Look through the listing below for the line containing "Convert this chart to matplotlib code.". Copy it and each line after it up to and including the line containing "# Data", exactly, leaving out pictures.
--- start of Record set ---
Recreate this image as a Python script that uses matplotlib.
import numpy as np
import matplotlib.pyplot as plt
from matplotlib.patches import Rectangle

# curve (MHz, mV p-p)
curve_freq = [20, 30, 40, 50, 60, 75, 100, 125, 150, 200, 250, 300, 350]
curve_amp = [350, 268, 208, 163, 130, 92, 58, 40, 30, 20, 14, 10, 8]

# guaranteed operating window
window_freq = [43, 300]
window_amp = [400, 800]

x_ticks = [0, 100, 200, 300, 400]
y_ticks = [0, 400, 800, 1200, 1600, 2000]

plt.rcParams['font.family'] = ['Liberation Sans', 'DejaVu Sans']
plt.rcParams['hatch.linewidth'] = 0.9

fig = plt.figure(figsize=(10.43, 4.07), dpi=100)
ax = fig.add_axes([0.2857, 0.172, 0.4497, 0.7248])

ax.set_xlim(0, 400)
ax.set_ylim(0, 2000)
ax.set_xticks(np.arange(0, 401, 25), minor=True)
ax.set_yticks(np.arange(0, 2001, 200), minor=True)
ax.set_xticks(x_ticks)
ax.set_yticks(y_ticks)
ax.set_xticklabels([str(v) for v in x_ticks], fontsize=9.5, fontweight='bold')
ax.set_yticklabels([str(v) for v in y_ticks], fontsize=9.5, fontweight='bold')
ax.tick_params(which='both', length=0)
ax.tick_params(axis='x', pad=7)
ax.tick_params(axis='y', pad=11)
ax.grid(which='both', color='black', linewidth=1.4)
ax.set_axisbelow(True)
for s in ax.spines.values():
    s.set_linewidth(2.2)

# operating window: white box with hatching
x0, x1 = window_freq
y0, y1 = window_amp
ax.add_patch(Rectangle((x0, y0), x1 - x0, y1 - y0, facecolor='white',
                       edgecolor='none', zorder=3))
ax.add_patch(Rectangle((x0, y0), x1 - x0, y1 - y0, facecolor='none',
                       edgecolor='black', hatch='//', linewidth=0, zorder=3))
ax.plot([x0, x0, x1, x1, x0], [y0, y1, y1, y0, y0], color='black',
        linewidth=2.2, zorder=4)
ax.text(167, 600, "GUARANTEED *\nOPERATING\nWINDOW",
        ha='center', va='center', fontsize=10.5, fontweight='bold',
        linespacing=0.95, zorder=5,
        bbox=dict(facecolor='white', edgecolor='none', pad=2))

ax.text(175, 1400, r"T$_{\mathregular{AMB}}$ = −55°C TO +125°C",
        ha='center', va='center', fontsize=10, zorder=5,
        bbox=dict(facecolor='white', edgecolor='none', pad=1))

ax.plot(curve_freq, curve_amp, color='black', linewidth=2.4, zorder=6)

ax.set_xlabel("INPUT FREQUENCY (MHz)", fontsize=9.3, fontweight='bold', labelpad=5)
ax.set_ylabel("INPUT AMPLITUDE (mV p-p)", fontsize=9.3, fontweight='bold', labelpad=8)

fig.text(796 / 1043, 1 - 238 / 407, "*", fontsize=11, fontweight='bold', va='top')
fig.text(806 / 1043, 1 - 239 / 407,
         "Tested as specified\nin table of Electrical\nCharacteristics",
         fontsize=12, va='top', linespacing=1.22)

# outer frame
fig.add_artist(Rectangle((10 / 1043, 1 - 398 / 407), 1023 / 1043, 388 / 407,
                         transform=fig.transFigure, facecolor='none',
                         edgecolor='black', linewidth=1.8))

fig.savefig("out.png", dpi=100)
--- end of Record set ---
--- start of Record set ---
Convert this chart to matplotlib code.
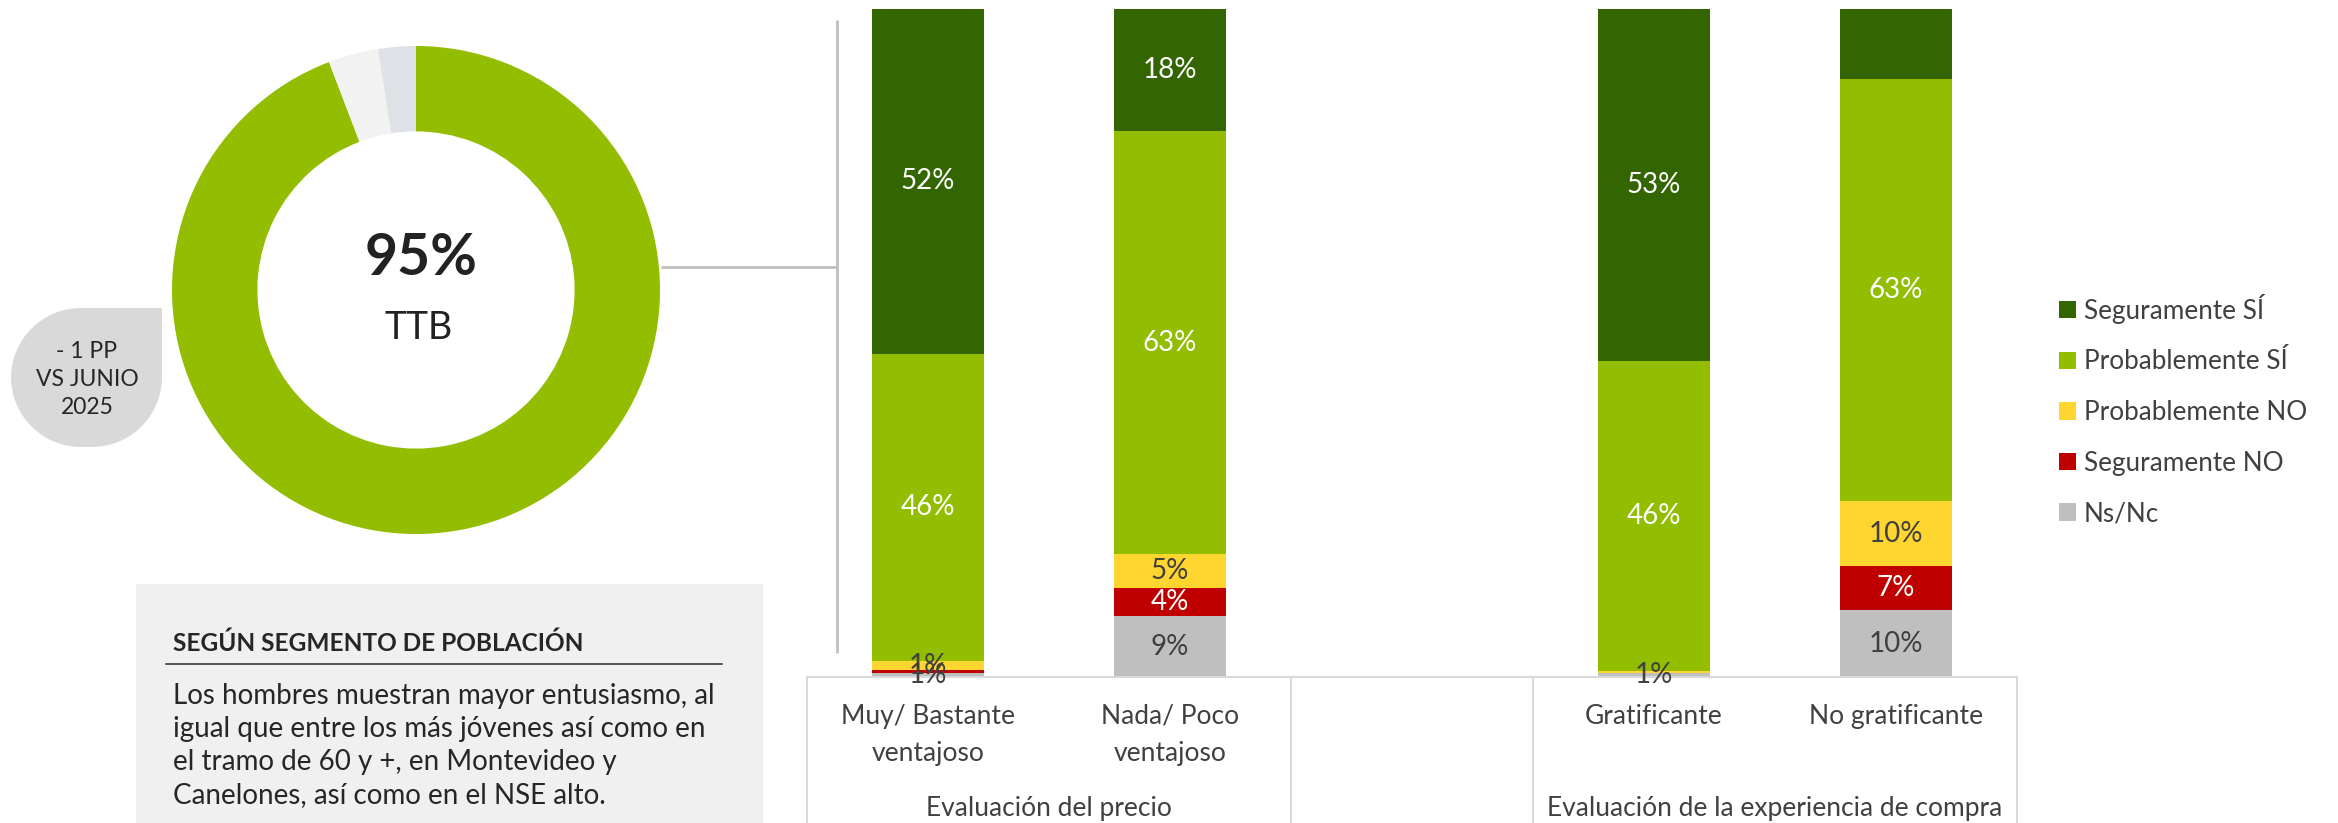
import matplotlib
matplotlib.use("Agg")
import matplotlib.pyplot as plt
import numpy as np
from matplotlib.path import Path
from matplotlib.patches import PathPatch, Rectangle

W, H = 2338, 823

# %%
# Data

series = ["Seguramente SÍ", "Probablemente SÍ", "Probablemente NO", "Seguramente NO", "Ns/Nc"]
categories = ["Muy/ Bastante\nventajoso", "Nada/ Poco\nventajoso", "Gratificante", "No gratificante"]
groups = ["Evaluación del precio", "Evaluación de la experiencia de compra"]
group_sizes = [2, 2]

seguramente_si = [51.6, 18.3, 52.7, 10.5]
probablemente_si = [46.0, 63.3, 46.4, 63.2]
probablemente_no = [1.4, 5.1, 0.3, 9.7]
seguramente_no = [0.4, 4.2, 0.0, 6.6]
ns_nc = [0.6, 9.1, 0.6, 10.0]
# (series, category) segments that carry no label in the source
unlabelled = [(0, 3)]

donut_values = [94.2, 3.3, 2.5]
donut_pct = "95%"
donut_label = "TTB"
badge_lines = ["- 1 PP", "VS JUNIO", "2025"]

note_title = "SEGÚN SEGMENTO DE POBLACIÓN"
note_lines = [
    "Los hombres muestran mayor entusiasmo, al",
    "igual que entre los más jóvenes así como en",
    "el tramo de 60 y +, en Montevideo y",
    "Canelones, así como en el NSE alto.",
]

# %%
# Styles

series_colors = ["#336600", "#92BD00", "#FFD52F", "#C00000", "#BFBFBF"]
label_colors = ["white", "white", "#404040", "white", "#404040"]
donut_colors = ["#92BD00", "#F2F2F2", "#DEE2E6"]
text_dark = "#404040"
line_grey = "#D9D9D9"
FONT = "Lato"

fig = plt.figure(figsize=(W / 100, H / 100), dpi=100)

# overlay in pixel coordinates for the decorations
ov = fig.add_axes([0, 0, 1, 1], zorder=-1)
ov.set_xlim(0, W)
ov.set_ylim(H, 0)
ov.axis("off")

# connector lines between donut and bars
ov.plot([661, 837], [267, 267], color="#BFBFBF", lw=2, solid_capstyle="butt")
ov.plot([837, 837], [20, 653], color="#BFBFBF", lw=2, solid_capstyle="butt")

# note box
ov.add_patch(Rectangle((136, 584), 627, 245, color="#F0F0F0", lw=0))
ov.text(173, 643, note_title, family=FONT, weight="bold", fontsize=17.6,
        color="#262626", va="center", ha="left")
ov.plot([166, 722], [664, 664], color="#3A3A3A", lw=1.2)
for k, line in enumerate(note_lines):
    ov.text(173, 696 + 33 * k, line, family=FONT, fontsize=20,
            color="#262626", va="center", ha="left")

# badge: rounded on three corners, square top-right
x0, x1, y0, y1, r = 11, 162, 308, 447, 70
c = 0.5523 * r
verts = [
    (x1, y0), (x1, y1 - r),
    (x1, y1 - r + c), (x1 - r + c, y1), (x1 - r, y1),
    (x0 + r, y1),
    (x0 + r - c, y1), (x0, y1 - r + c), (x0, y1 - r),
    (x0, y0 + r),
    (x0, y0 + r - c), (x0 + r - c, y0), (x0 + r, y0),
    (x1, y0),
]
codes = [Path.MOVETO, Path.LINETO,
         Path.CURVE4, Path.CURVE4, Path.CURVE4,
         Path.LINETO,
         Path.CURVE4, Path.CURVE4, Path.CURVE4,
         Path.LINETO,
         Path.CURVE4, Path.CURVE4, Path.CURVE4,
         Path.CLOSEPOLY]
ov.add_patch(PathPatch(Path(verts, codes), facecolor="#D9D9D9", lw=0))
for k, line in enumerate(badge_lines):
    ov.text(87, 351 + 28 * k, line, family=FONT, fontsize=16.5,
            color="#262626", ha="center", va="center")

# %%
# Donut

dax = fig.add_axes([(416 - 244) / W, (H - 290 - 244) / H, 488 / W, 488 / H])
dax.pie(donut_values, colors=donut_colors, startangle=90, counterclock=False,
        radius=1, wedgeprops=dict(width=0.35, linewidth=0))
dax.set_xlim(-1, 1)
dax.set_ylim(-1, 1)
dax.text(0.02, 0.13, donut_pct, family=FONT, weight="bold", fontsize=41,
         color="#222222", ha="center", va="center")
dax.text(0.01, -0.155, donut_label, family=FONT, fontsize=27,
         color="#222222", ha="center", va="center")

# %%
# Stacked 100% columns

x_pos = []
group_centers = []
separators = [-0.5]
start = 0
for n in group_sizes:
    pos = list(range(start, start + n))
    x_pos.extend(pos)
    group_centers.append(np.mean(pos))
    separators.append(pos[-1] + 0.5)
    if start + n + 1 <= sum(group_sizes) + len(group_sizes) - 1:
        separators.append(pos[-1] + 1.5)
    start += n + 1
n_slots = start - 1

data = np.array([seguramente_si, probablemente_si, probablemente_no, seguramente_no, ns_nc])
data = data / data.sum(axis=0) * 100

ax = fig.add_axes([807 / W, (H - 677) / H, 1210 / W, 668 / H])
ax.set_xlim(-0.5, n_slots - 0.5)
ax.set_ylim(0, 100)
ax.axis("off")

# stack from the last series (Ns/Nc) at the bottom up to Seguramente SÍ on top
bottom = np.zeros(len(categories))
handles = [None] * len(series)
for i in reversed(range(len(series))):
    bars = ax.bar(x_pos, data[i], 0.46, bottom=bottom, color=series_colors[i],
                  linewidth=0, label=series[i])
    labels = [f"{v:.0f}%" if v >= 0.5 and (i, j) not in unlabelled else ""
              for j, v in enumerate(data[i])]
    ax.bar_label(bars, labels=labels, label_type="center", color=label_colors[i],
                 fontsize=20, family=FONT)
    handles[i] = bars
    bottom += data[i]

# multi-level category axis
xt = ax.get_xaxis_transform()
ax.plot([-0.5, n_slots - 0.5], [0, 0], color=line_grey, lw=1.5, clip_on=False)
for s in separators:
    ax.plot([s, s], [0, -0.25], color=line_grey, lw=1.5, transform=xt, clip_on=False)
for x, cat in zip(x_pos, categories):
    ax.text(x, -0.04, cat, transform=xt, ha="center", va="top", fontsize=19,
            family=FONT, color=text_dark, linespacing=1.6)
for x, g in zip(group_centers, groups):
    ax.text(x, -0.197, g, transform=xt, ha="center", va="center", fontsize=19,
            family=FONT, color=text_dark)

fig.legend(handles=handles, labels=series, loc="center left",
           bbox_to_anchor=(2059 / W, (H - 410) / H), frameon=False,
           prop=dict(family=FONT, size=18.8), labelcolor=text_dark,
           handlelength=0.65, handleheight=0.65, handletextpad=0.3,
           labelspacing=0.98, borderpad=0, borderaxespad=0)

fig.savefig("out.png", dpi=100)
--- end of Record set ---
## Expected answer
Convert this chart to matplotlib code.
import matplotlib
matplotlib.use("Agg")
import matplotlib.pyplot as plt
import numpy as np
from matplotlib.path import Path
from matplotlib.patches import PathPatch, Rectangle

W, H = 2338, 823

# %%
# Data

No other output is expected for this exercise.